Dom Reginaldo Andrietta
Bispo Diocesano de Jales
Em meio à grande diversidade de expressões religiosas no Brasil, cuja liberdade está assegurada pelo artigo 5º, inciso VI, da Constituição Federal, os cristãos católicos têm o costume histórico de expressar publicamente sua fé de modo muito belo e inspirador. Um exemplo significativo é a celebração e procissão de Corpus Christi. Nesse dia, muitíssimas comunidades cristãs enfeitam ruas por onde caminham em oração com Cristo eucarístico. Qual é seu sentido?
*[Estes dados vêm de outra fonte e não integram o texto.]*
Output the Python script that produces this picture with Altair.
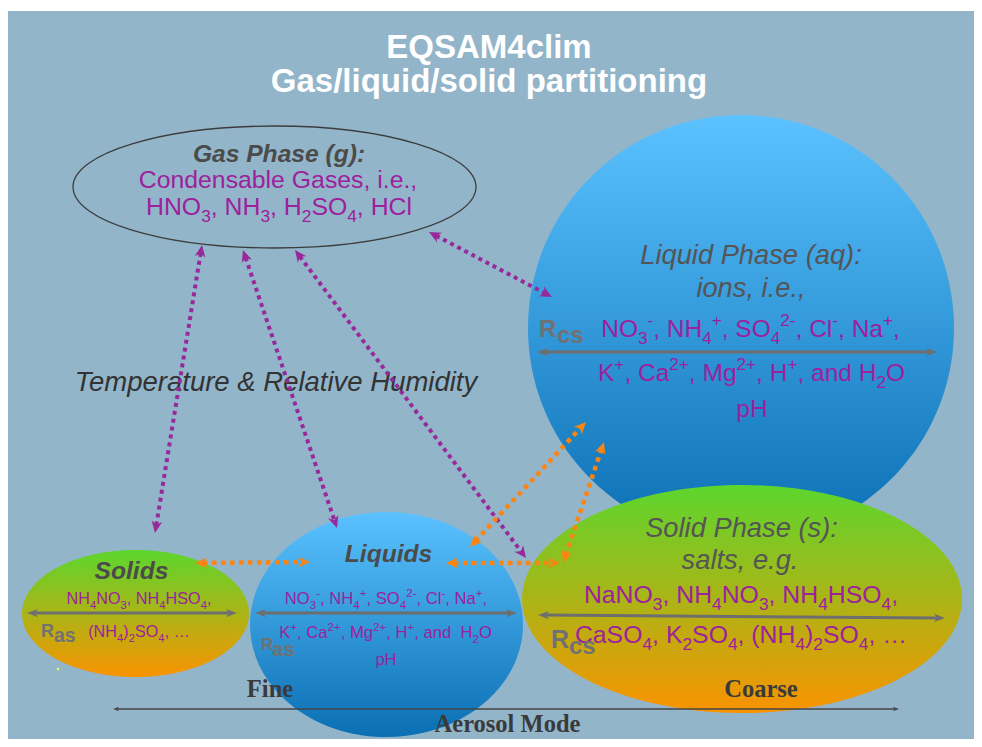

Corpus Christi significa Corpo de Cristo. Desde o século XIII, a Igreja celebra essa solenidade enfatizando o sentido da eucaristia. Cristo a instituiu como memorial da sua paixão, morte e ressurreição. A densidade teológica, eclesial e espiritual desse memorial justifica esse dia dedicado à oração, à reflexão e à manifestação pública da fé cristã na eucaristia. Os Evangelhos, o Apóstolo Paulo e outros textos do Novo Testamento relatam o memorial eucarístico.
Na última ceia com seus discípulos, Jesus celebrou a páscoa, associando ao pão e ao vinho partilhados sua própria vida oferecida para a vida do mundo, confirmando o que Ele havia anunciado: “Eu vim para que todos tenham vida e vida em abundância” (Jo 10,10). Celebrando a eucaristia, a Igreja atualiza essa ação de Cristo. Sendo comunidade dos que creem em Cristo, a Igreja é, ela mesma, o corpo místico de Cristo, que tem por missão unir os seres humanos.
Uní-los implica reconciliá-los, transformando injustiças em solidariedade. Tal incidência comunitária e social da eucaristia faz com que a Igreja celebre o Corpus Christi de maneira pública, convidando todas as pessoas de boa vontade a se unirem em prol do bem comum, com ações em favor de pessoas necessitadas, supondo, também, outros estágios da caridade: promoção humana, reivindicação de direitos e participação direta na gestão da vida social.
A eucaristia é, pois, muito mais que uma celebração. Ela é uma dimensão fundamental da vida cristã que deve se manifestar na qualidade de nossas relações interpessoais e da organização de nossa vida social. Onde a vida e o pão são partilhados, Cristo está presente. Sua presença na eucaristia é mais que simbólica. Ela é real. Pela consagração, o pão e o vinho são substancialmente transformados em corpo e sangue de Cristo, que significam “vida para o mundo” (Jo 6,51).
Cristo está sacramentalmente presente sob as espécies de pão e vinho consagrados, significando seu corpo sacrificado e seu sangue derramado na cruz para salvação da humanidade. Ele continua presente na Comunidade Eclesial Missionária, pois esta é também o corpo vivo e vivificante de Cristo. Ele está presente nos cristãos e, finalmente, em todas as pessoas de boa vontade que vivem e atuam em comunhão, em prol da vida na sua integralidade e do bem comum.
A solenidade do Santíssimo Corpo e Sangue de Cristo desafia, portanto, as próprias comunidades cristãs a serem mais unidas, como testemunhas do amor almejado por Cristo à humanidade. Após a última ceia, Cristo rogou a Deus Pai por todos os que, por meio de sua Palavra acreditariam nele, para que se tornassem um (cf. Jo 17). Essa oração de Cristo inspira-nos a orar pela unidade dos cristãos e todos os seres humanos, e por suas ações comuns em favor da justiça social.
A ceia do Senhor tem, portanto, uma dimensão social, não podendo ser celebrada indignamente. Sua autenticidade deve ser comprovada sobretudo pela comunhão em Cristo e pela solidariedade para com os pobres e sofredores, com quem ele se identifica (cf. Mt 25,31-46). Por fim, ela não é intimista. Seus efeitos não se limitam ao coração. Afinal, por ela somos desafiados a superar discórdias, promover altruísmo e gerar um “estilo eucarístico de vida social”.